A similar, progressive, move from the political centre along the continuum of right flank will find that it is less crowded than the left flank. Parties on this side of the political divided are generally assumed to be White-led and old-style conservatives. The move starts with John Steenhuisen (Leader of the official opposition DA), which can be argued to be struggling to make careful moves to the centre-left without upsetting what remains of its traditional liberal supporters, most of whom remain rooted in the centre-right. Under his predecessor, Mmusi Maimane, Steenhuisen’s party almost made a bold move further to its traditional left, ahead of the last general elections, in a move to make itself more appealing to the back majority voters whose support it would need to stand any chance of replacing Ramaphosa’s party, the incumbent (mis)governing lot. 

It was a bold, yet necessary gamble that, to win, would require an inevitable shedding of some hardcore traditional voters who were happy to see the party remain a vocal opposition in defence of traditional liberal values. Such supporters did not care about their party moving into the national governing space, at least not at the expense of what brought them to it in the first place, Thatcherite liberalism. Some analysts would argue that Maimane might have moved too fast towards the left without taking many of the party’s traditional supporters and funders into his confidence and along with him. They reacted by ditching his party for the next one to their right, Pieter Groenewald’s Freedom Front Plus. 

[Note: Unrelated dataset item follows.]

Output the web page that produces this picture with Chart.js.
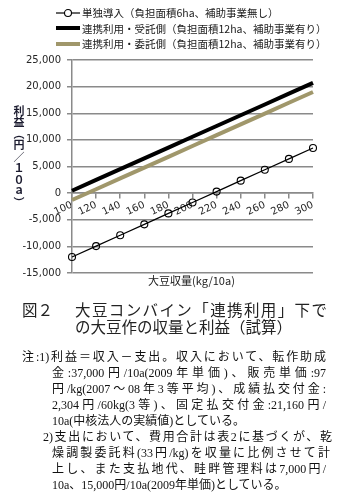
<!DOCTYPE html>
<html lang="ja">
<head>
<meta charset="utf-8">
<script src="https://cdn.jsdelivr.net/npm/chart.js@4.4.1/dist/chart.umd.min.js"></script>
<style>
  body { margin: 0; background: #fff; }
  #page { position: relative; width: 352px; height: 504px; overflow: hidden; font-family: "Noto Sans CJK JP", sans-serif; color: #111; }
  #chartBox { position: absolute; left: 0; top: 0; width: 352px; height: 285px; }
  #legend { position: absolute; left: 55px; top: 5px; font-size: 10.5px; color: #1a1a1a; }
  .lg-row { display: flex; align-items: center; height: 15.5px; white-space: nowrap; }
  .lg-row svg { width: 26px; height: 10px; margin-right: 1px; }
  #yTitle { position: absolute; left: 11px; top: 105px; writing-mode: vertical-rl; text-orientation: upright; font-size: 11px; font-weight: bold; color: #1c1c30; letter-spacing: 0.5px; }
  #xTitle { position: absolute; left: 148px; top: 272px; font-size: 11px; color: #1a1a1a; }
  #caption { position: absolute; left: 22px; top: 302px; display: flex; font-family: "Liberation Serif", "Noto Sans CJK JP", serif; font-size: 15.5px; line-height: 17px; color: #222; }
  #caption .num { width: 53px; }
  #caption .j { width: 252px; text-align: justify; text-align-last: justify; white-space: nowrap; }
  #notes { position: absolute; left: 0; top: 349px; font-family: "Liberation Serif", "Noto Sans CJK JP", serif; font-size: 12px; line-height: 16px; color: #111; white-space: nowrap; }
  #notes div { text-align: left; }
  #notes .l0 { margin-left: 22px; width: 304px; }
  #notes .l1 { margin-left: 52px; width: 274px; }
  #notes .l2 { margin-left: 43px; width: 289px; }
  #notes .l1.w { width: 278px; }
  #notes .j { text-align: justify; text-align-last: justify; }
</style>
</head>
<body>
<div id="page">
  <div id="chartBox"><canvas id="profitChart" width="352" height="285"></canvas></div>
  <div id="legend"></div>
  <div id="yTitle">利益（円／１０ａ）</div>
  <div id="xTitle">大豆収量(kg/10a)</div>
  <div id="caption">
    <span class="num">図２</span>
    <div>
      <div class="j">大豆コンバイン「連携利用」下で</div>
      <div>の大豆作の収量と利益（試算）</div>
    </div>
  </div>
  <div id="notes">
    <div class="l0 j">注:1)利益＝収入－支出。収入において、転作助成</div>
    <div class="l1 j">金:37,000円/10a(2009年単価)、販売単価:97</div>
    <div class="l1 j">円/kg(2007～08年3等平均)、成績払交付金:</div>
    <div class="l1 j">2,304円/60kg(3等)、固定払交付金:21,160円/</div>
    <div class="l1">10a(中核法人の実績値)としている。</div>
    <div class="l2 j">2)支出において、費用合計は表2に基づくが、乾</div>
    <div class="l1 w j">燥調製委託料(33円/kg)を収量に比例させて計</div>
    <div class="l1 j">上し、また支払地代、畦畔管理料は7,000円/</div>
    <div class="l1">10a、15,000円/10a(2009年単価)としている。</div>
  </div>
</div>
<script>
// Данные графика (收量 kg/10a と 利益 円/10a)
const yieldLabels = ["100", "120", "140", "160", "180", "200", "220", "240", "260", "280", "300"];
const seriesNames = [
  "単独導入（負担面積6ha、補助事業無し）",
  "連携利用・受託側（負担面積12ha、補助事業有り）",
  "連携利用・委託側（負担面積12ha、補助事業有り）"
];
const singleProfit = [-12000, -9950, -7900, -5860, -3810, -1760, 290, 2340, 4380, 6430, 8480];
const contractorProfit = [450, 2480, 4500, 6530, 8550, 10580, 12600, 14630, 16650, 18680, 20700];
const consignorProfit = [-1300, 730, 2760, 4790, 6820, 8850, 10880, 12910, 14940, 16970, 19000];
const yMin = -15000;
const yMax = 25000;
const yStep = 5000;

const gridColor = "#8a8a8a";
const tickFont = { family: "DejaVu Sans", size: 10 };

const ctx = document.getElementById("profitChart").getContext("2d");
const chart = new Chart(ctx, {
  type: "line",
  data: {
    labels: yieldLabels,
    datasets: [
      {
        label: seriesNames[0],
        data: singleProfit,
        borderColor: "#000",
        borderWidth: 1.2,
        pointRadius: 3.5,
        pointBorderWidth: 1.1,
        pointBorderColor: "#000",
        pointBackgroundColor: "rgba(0,0,0,0)",
        tension: 0
      },
      {
        label: seriesNames[1],
        data: contractorProfit,
        borderColor: "#000",
        borderWidth: 4,
        pointRadius: 0,
        tension: 0
      },
      {
        label: seriesNames[2],
        data: consignorProfit,
        borderColor: "#a0976b",
        borderWidth: 4,
        pointRadius: 0,
        tension: 0
      }
    ]
  },
  options: {
    responsive: false,
    animation: false,
    layout: { padding: { top: 60, right: 39, bottom: 12, left: 0 } },
    plugins: {
      legend: { display: false },
      tooltip: { enabled: false }
    },
    scales: {
      x: {
        position: { y: 0 },
        grid: { drawOnChartArea: false, drawTicks: true, tickLength: 5, color: gridColor, lineWidth: 1.5 },
        border: { color: gridColor, width: 1.5 },
        ticks: { minRotation: 25, maxRotation: 25, autoSkip: false, padding: 1, font: tickFont, color: "#262626" }
      },
      y: {
        min: yMin,
        max: yMax,
        afterFit(scale) { scale.width = 72; },
        grid: { color: gridColor, lineWidth: 1.5, tickLength: 5 },
        border: { color: gridColor, width: 1.5 },
        ticks: {
          stepSize: yStep,
          padding: 6,
          font: tickFont,
          color: "#262626",
          callback: v => v.toLocaleString("en-US")
        }
      }
    }
  }
});

// Легенда в HTML, строится по наборам данных графика
const legendBox = document.getElementById("legend");
chart.data.datasets.forEach(ds => {
  const row = document.createElement("div");
  row.className = "lg-row";
  const w = ds.borderWidth;
  let svg = `<svg viewBox="0 0 26 10"><line x1="1" y1="5" x2="25" y2="5" stroke="${ds.borderColor}" stroke-width="${w}"/>`;
  if (ds.pointRadius > 0) {
    svg += `<circle cx="13" cy="5" r="${ds.pointRadius}" fill="#fff" stroke="${ds.pointBorderColor}" stroke-width="${ds.pointBorderWidth}"/>`;
  }
  svg += "</svg>";
  row.innerHTML = svg + `<span>${ds.label}</span>`;
  legendBox.appendChild(row);
});
</script>
</body>
</html>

Many observers described traditional members of Steenhuisen’s party, who are mostly White, as a bunch of racists who were only interested in preserving historic white privileges from feared black incursion. It is possible, of course, that a deeper analysis is likely to unearth a more complex motivation. But in South Africa, with its long history of institutionalised racism, an explanation that stops at ascribing racism to complex human behaviour is easily favoured. So, Maimane lost the gamble. He did not go far enough in attracting sizeable black voter support and, in what some label as his political overzealousness – some described him as “Obama-light” – he went too far in leaving traditional party supporters behind. It was a hard political balancing act.           

As things stand, Steenhuisen’s party remains the guardian of the centre-right of South Africa’s colourful political landscape. Going by its post Maimane’s political rhetoric – having licked its 2019 wounds – it has come to accept that it can only enter the national governing space in partnership with smaller parties, most of whom are rooted on the immediate left of the centre, where it cannot go without losing more of its traditional base. To the immediate right of Steenhuisen is Pieter Groenwald, whose party’s raison d’être is to defend Afrikaans traditional values in a thriving South African democracy.     

To win votes, parties in the immediate centre left and right are likely to coalesce together, while those to the far left are also likely to do the same. Being a very complex country, South Africa might be better governed from the immediate left of the centre, where compromise might be easier to reach.